If you can create a Globally Unique Identifier (GUID) in your chosen programming language - consider that as your id.
They are harder to work with when troubleshooting (it is much easier to type in a where condition that is an INT) but there are also some advantages. By assigning the GUID as your key locally, you can easily build parent-child record relationships without first having to save the parent to the database and retrieve the id. And since the GUID, by definition, is unique, you don't have to worry about incrementing your key on the server.
There is auto increment or sequence
What is the point of this, that is the least of your worries?
How will you handle SQL itself?
MySQL has Limit,
SQL Server has Top,
Oracle has Rank
Then there are a million other things like triggers, alter table syntax etc etc
Yep, the obvious ways in raw SQL (and in my order of preference) are a) sequences b) auto-increment fields. The better, more modern, more DBMS-independent way is to not touch SQL at all, but to use a (good) ORM.
There's no universal way to do this. If there were, everyone would use it. SQL by definition abhors the idea - it's an antipattern for set-based logic (although a useful one, in many real-world cases).

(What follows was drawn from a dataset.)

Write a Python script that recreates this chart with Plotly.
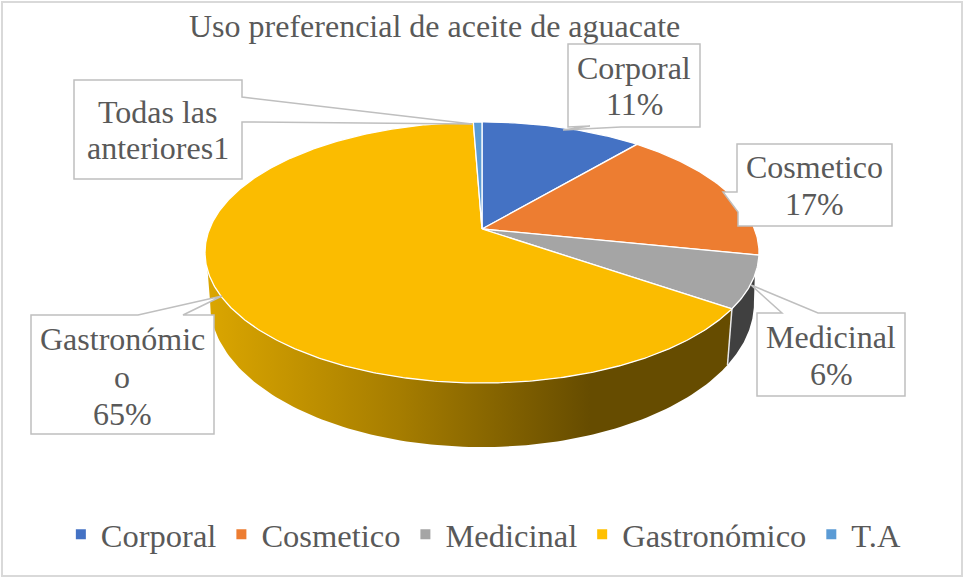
import numpy as np
import plotly.graph_objects as go

TITLE = "Uso preferencial de aceite de aguacate"
CATEGORIES = ["Corporal", "Cosmetico", "Medicinal", "Gastronómico", "T.A"]
VALUES = [11.2, 17.0, 6.4, 64.8, 0.6]
COLORS = ["#4472C4", "#ED7D31", "#A5A5A5", "#FFC000", "#5B9BD5"]
SLICE_COLORS = ["#4472C4", "#ED7D31", "#A5A5A5", "#FBBC00", "#5B9BD5"]
LABEL_LINES = [["Corporal", "11%"], ["Cosmetico", "17%"], ["Medicinal", "6%"],
               ["Gastronómic", "o", "65%"], ["Todas las", "anteriores1"]]
LABEL_X = [634, 814, 831, 122, 158]
LABEL_Y = [[68, 104], [167, 204], [337, 374], [339, 377, 414], [112, 148]]
CALLOUTS = [
    [(568, 44), (700, 44), (700, 127), (621, 127), (563, 130), (590, 126), (568, 127)],
    [(737, 144), (892, 144), (892, 226), (738, 226), (738, 212), (723, 192), (737, 192)],
    [(757, 313), (782, 313), (751, 285), (818, 313), (905, 313), (905, 396), (757, 396)],
    [(31, 315), (138, 315), (222, 296), (183, 315), (214, 315), (214, 434), (31, 434)],
    [(74, 80), (242, 80), (242, 97), (472, 124), (242, 122), (242, 179), (74, 179)],
]

FONT = "Liberation Serif"
TEXT = "#595959"
CX = 482.0


def project(deg, cy, a, b, k):
    t = np.radians(np.asarray(deg, dtype=float))
    X, Y = np.sin(t), np.cos(t)
    w = 1 + k * Y
    return CX + a * X / w, cy - b * Y / w


def top(deg):
    return project(deg, 229.0, 272.5, 126.3, 0.18)


def bottom(deg):
    return project(deg, 288.6, 270.6, 142.6, 0.10)


fig = go.Figure()
cum = np.concatenate([[0], np.cumsum(VALUES)]) / sum(VALUES) * 360
med_end = cum[3]
seam = med_end - 4


def wall(t0, t1, b1, b0, **style):
    xt, yt = top(np.linspace(t0, t1, 120))
    xb, yb = bottom(np.linspace(b1, b0, 120))
    fig.add_trace(go.Scatter(x=np.r_[xt, xb], y=np.r_[yt, yb], fill="toself", mode="lines",
                             hoverinfo="skip", showlegend=False, **style))


wall(110, med_end, seam, 95, fillcolor="#404040", line=dict(color="#404040", width=0))
wall(med_end, 252, 265, seam, line=dict(color="rgba(0,0,0,0)", width=0),
     fillgradient=dict(type="horizontal", start=207, stop=590,
                       colorscale=[[0, "#DBA600"], [0.5, "#A67D00"], [1, "#664C00"]]))
xs0, ys0 = top([med_end])
xs1, ys1 = bottom([seam])
fig.add_trace(go.Scatter(x=[xs0[0], xs1[0]], y=[ys0[0], ys1[0]], mode="lines",
                         line=dict(color="#E8E8E8", width=1.5), hoverinfo="skip", showlegend=False))

for i, cat in enumerate(CATEGORIES):
    th = np.linspace(cum[i], cum[i + 1], max(int(cum[i + 1] - cum[i]) * 2, 6))
    px, py = top(th)
    fig.add_trace(go.Scatter(x=np.r_[CX, px, CX], y=np.r_[229.0, py, 229.0], fill="toself", mode="lines",
                             fillcolor=SLICE_COLORS[i], line=dict(color="white", width=1.3),
                             name=cat, hoverinfo="skip", showlegend=False))

for cat, col in zip(CATEGORIES, COLORS):
    fig.add_trace(go.Scatter(x=[None], y=[None], mode="markers", name=cat,
                             marker=dict(symbol="square", size=10, color=col)))

shapes = [dict(type="rect", xref="x", yref="y", x0=2, y0=2, x1=962, y1=576,
               line=dict(color="#D9D9D9", width=2), layer="below")]
for pts in CALLOUTS:
    path = "M " + " L ".join(f"{x},{y}" for x, y in pts) + " Z"
    shapes.append(dict(type="path", path=path, xref="x", yref="y", fillcolor="white",
                       line=dict(color="#BFBFBF", width=1.5), layer="above"))

annotations = [dict(x=434, y=26, xref="x", yref="y", text=TITLE, showarrow=False,
                    font=dict(family=FONT, size=32, color=TEXT))]
for lines, lx, ly in zip(LABEL_LINES, LABEL_X, LABEL_Y):
    for s, yy in zip(lines, ly):
        annotations.append(dict(x=lx, y=yy, xref="x", yref="y", text=s, showarrow=False,
                                font=dict(family=FONT, size=32, color=TEXT)))

fig.update_layout(
    width=966, height=578, margin=dict(l=0, r=0, t=0, b=0),
    paper_bgcolor="white", plot_bgcolor="white",
    xaxis=dict(range=[0, 966], visible=False, fixedrange=True),
    yaxis=dict(range=[578, 0], visible=False, fixedrange=True),
    shapes=shapes, annotations=annotations,
    legend=dict(orientation="h", x=0.063, y=0.075, xanchor="left", yanchor="middle",
                font=dict(family=FONT, size=32.5, color=TEXT), itemwidth=30,
                bgcolor="rgba(0,0,0,0)"),
    showlegend=True,
)
fig.write_html("out.html", config={"displayModeBar": False},
               post_script="document.body.style.margin='0';document.body.style.overflow='hidden';")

The biggest problem you'd have trying to interpose an identity value from elsewhere is when a SQL statement involves several records, and several values must be generated simultaneously.
If you need it, then make it part of your selection requirements for a database to use with your application. Any serious DBMS product will provide its own mechanism to use, and it's easy enough to code around the differences in DML. The variations are pretty much all in the DDL.
I'd always go for the DB specific solution, but if you really have to the usual way of doing this is to implement your own sequence. Your RDBMS has to support transactions.
You create a sequence table which contains an int column and seed this with the first number, your transaction logic then looks something like this
begin transaction
update tblSeq set intID = intID + 1
select #myID = intID from tblSeq
inset into tblData (intID, ...) values (#myID, ...)
end transaction
The transaction forces a write lock such that the then next queued insert cannot update the tblSeq value before the record has been inserted into tblData. So long as all inserts go though this transaction then your generated ID is in sequence.
Use an auto-incrementing id column.
Is there really a reason that they have to be in sequence? If you're just using it as an ID, then you should just be able to use part of a UUID or the first couple digits of md5(now()).
You could take the time and massage it. It'd be the equivalent of something like
DateTime.Now.Ticks
So it be something like YYYYMMDDHHMMSSSS
It may be of a bit lateral approach, but a good ORM-type library will probably be able to at least hide the differences. For example, in Ruby there is ActiveRecord (commonly used in but not exclusively tied to the Ruby the Rails web framework) which has Migrations. Within a table definition, which is declared in platform-agnostic code, implementation details such as datatypes, sequential id generation and index creation are pushed down below your vision.
I have transparently developed a schema on SQLite, then implemented it on MS SQL Server and later ported to Oracle. Without ever changing the code that generates my schema definition.
As I say, it may not be what you're looking for, but the easiest way to encapsulate what varies is to use a library that has already done the encapsulation for you.
With only SQL, following could be one to the approaches:
Create a table to contain the starting id for your needs
When the application is deployed for the first time, the application should read the value in its context.
Thereafter, increment id (in thread-safe fashion) as required
3.1 Write the id to the database (in thread-safe fashion) which always keeps updated value
3.2 Don't write it to the database, just keep incrementing in the memory (thread-safe manner)
If for any reason server is going down, write the current id value to the database
When the server is up again it will pick from where it left, the last time.